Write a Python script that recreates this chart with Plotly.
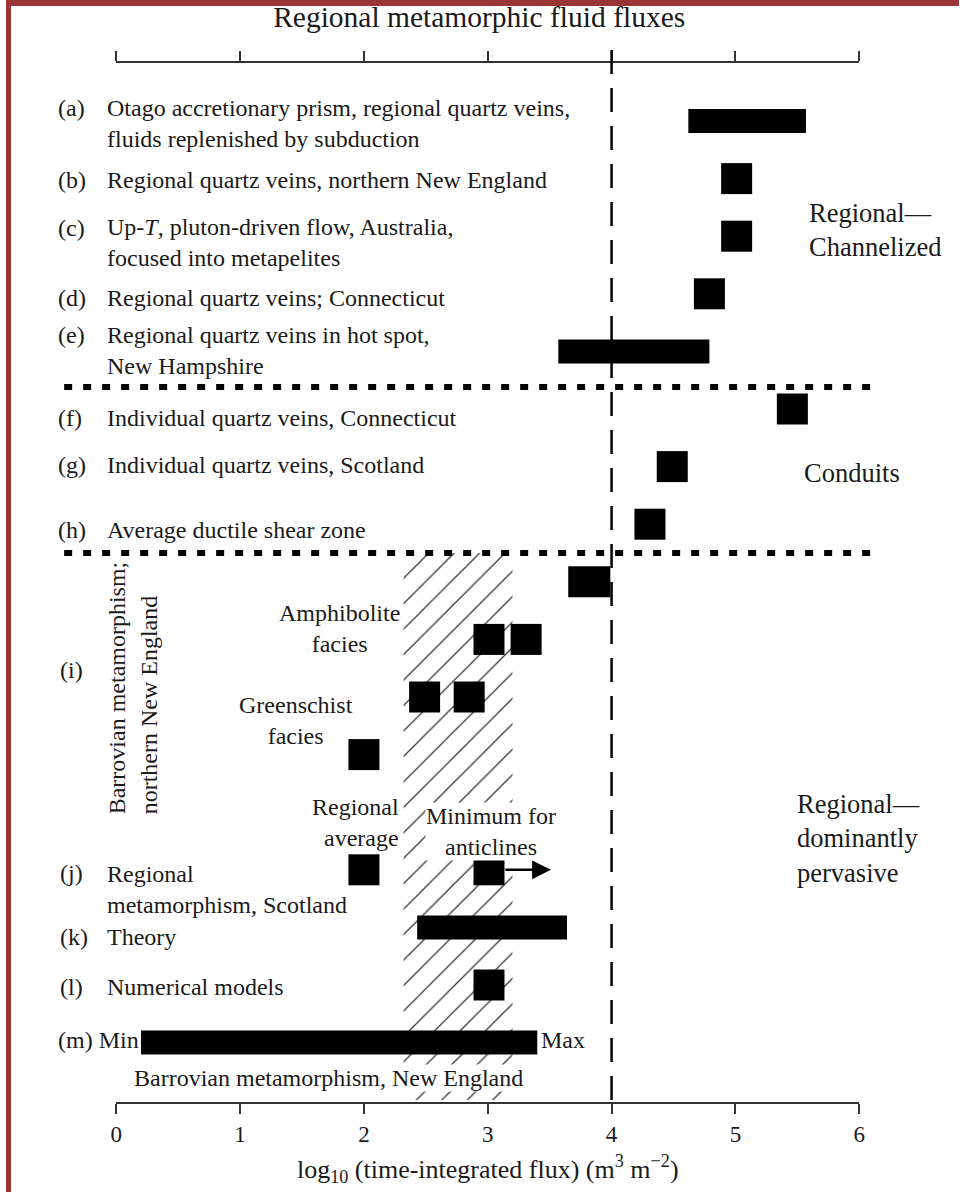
import plotly.graph_objects as go

# ---- data (log10 time-integrated flux, m3 m-2) ----
# rows: 0=(a) ... 7=(h), 8-11 = (i) sub rows, 13=(j), 14=(k), 15=(l), 16=(m)
range_rows = [0, 4, 14, 16]          # (a), (e), (k), (m)
range_lo = [4.62, 3.57, 2.43, 0.20]
range_hi = [5.57, 4.79, 3.64, 3.40]

box_rows = [8]                       # (i) top estimate
box_lo = [3.65]
box_hi = [3.99]

square_rows = [1, 2, 3, 5, 6, 7, 9, 9, 10, 10, 11, 13, 13, 15]
square_x = [5.01, 5.01, 4.79, 5.46, 4.49, 4.31, 3.01, 3.31, 2.49, 2.85, 2.00, 2.00, 3.01, 3.01]

hatch_lo, hatch_hi = 2.32, 3.20      # minimum for anticlines band
threshold = 4                        # channelized / pervasive limit
arrow_from, arrow_to, arrow_row = 3.13, 3.51, 13

tick_vals = [0, 1, 2, 3, 4, 5, 6]

W, H = 965, 1192
FONT = "Liberation Serif"
INK = "#1a1a1a"

# the photographed page comes out a little squeezed sideways, so horizontal
# targets are mapped back through that
SQ, SHIFT = 0.985, 7


def px(p):
    return (p - SHIFT) / SQ / W


def py(p):
    return 1 - p / H


# rows -> pixels : 121 + 57.6 * row
ROW0, ROWH = 121, 57.6


def row_of(p):
    return (p - ROW0) / ROWH


fig = go.Figure()

# hatched band
fig.add_trace(go.Bar(
    orientation="h", y=[(7.5 + row_of(1100)) / 2], base=[hatch_lo],
    x=[hatch_hi - hatch_lo], width=[row_of(1100) - 7.5],
    marker=dict(color="white", line=dict(width=0),
                pattern=dict(shape="/", fgcolor="#333", bgcolor="white",
                             size=18, solidity=0.07, fillmode="replace")),
    hoverinfo="skip"))

# ranges
fig.add_trace(go.Bar(
    orientation="h", y=range_rows, base=range_lo,
    x=[h - l for l, h in zip(range_lo, range_hi)],
    width=24 / ROWH, marker=dict(color="black", line=dict(width=0))))

fig.add_trace(go.Bar(
    orientation="h", y=box_rows, base=box_lo,
    x=[h - l for l, h in zip(box_lo, box_hi)],
    width=31 / ROWH, marker=dict(color="black", line=dict(width=0))))

# point estimates
fig.add_trace(go.Scatter(
    x=square_x, y=square_rows, mode="markers",
    marker=dict(symbol="square", size=31, color="black", line=dict(width=0))))

# dummy trace so the top axis is drawn
fig.add_trace(go.Scatter(x=[0], y=[-1], xaxis="x2", mode="markers",
                         marker=dict(opacity=0), hoverinfo="skip"))

ann = []


def label(text, x, y, xanchor="left", size=24, align="left", **kw):
    ann.append(dict(text=text, x=px(x), y=py(y), xref="paper", yref="paper",
                    xanchor=xanchor, yanchor="middle", showarrow=False,
                    align=align, font=dict(family=FONT, size=size, color=INK),
                    borderpad=0, **kw))


letters = [("(a)", 58, 108), ("(b)", 58, 180), ("(c)", 58, 228), ("(d)", 58, 298),
           ("(e)", 58, 335), ("(f)", 58, 418), ("(g)", 58, 465), ("(h)", 58, 530),
           ("(i)", 60, 670), ("(j)", 60, 873), ("(k)", 60, 937), ("(l)", 60, 987)]
for t, x, y in letters:
    label(t, x, y)

descr = [
    ("Otago accretionary prism, regional quartz veins,<br>fluids replenished by subduction", 123),
    ("Regional quartz veins, northern New England", 180),
    ("Up-<i>T</i>, pluton-driven flow, Australia,<br>focused into metapelites", 243),
    ("Regional quartz veins; Connecticut", 298),
    ("Regional quartz veins in hot spot,<br>New Hampshire", 350),
    ("Individual quartz veins, Connecticut", 418),
    ("Individual quartz veins, Scotland", 465),
    ("Average ductile shear zone", 530),
    ("Regional<br>metamorphism, Scotland", 889),
    ("Theory", 937),
    ("Numerical models", 987),
]
for t, y in descr:
    label(t, 107, y)

label("(m) Min", 141, 1040, xanchor="right")
label("Max", 540, 1040)
label("Barrovian metamorphism, New England", 329, 1078, xanchor="center",
      bgcolor="white")
label("Amphibolite<br>facies", 340, 628, xanchor="center", align="center")
label("Greenschist<br>facies", 296, 720, xanchor="center", align="center")
label("Regional<br>average", 400, 822, xanchor="right", align="right",
      bgcolor="white")
label("Minimum for<br>anticlines", 491, 831, xanchor="center", align="center",
      bgcolor="white")

label("Regional—<br>Channelized", 807, 230, size=26.5)
label("Conduits", 802, 473, size=26.5)
label("Regional—<br>dominantly<br>pervasive", 795, 838, size=26.5)

ann.append(dict(text="Barrovian metamorphism;<br>northern New England",
                x=px(133), y=py(688), xref="paper", yref="paper",
                xanchor="center", yanchor="middle", textangle=-90,
                showarrow=False, align="left", borderpad=0,
                font=dict(family=FONT, size=24, color=INK)))

# arrow: minimum for anticlines
ann.append(dict(x=arrow_to, y=arrow_row, ax=arrow_from, ay=arrow_row,
                xref="x", yref="y", axref="x", ayref="y", text="",
                showarrow=True, arrowhead=2, arrowsize=1.5, arrowwidth=2.5,
                arrowcolor="black"))

shapes = [
    # threshold line
    dict(type="line", xref="x", yref="paper", x0=threshold, x1=threshold,
         y0=py(50), y1=py(1113), line=dict(color="black", width=2.5, dash="24px,14px")),
    # group separators
    dict(type="line", xref="paper", yref="y", x0=px(65), x1=px(877),
         y0=row_of(387), y1=row_of(387), line=dict(color="black", width=6, dash="8px,11px")),
    dict(type="line", xref="paper", yref="y", x0=px(65), x1=px(877),
         y0=7.5, y1=7.5, line=dict(color="black", width=6, dash="8px,11px")),
    # page border
    dict(type="rect", xref="paper", yref="paper", x0=0, x1=px(12), y0=0, y1=1,
         fillcolor="#9b3535", line=dict(width=0), layer="above"),
    dict(type="rect", xref="paper", yref="paper", x0=0, x1=1, y0=py(6), y1=1,
         fillcolor="#9b3535", line=dict(width=0), layer="above"),
]

axis_common = dict(domain=[px(117), px(858)], range=[0, 6], tickvals=tick_vals,
                   ticks="outside", ticklen=10, tickwidth=2, tickcolor="#333",
                   showline=True, linewidth=2, linecolor="#333",
                   showgrid=False, zeroline=False, anchor="free")

fig.update_layout(
    width=W, height=H,
    margin=dict(l=0, r=0, t=0, b=0),
    paper_bgcolor="white", plot_bgcolor="white",
    showlegend=False, barmode="overlay",
    title=dict(text="Regional metamorphic fluid fluxes", x=px(479), xanchor="center",
               y=py(17), yanchor="middle", font=dict(family=FONT, size=29.5, color=INK)),
    xaxis=dict(**axis_common, position=py(1103),
               tickfont=dict(family=FONT, size=23, color=INK),
               title=dict(text="log<sub>10</sub> (time-integrated flux) (m<sup>3</sup> m<sup>−2</sup>)",
                          font=dict(family=FONT, size=26, color=INK), standoff=13)),
    xaxis2=dict(**axis_common, position=py(62), side="top", overlaying="x",
                showticklabels=False),
    yaxis=dict(domain=[0, 1], range=[row_of(H), row_of(0)], visible=False),
    annotations=ann,
    shapes=shapes,
)

# page has no body margin so the figure sits flush in the window
fig.write_html("out.html", config={"displayModeBar": False},
               post_script="document.body.style.margin='0';")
________________________________________
__EXERCISE AIM__
Find each line holding "that". Copy it out.

__FULL RESPONSE__
Write a Python script that recreates this chart with Plotly.
# targets are mapped back through that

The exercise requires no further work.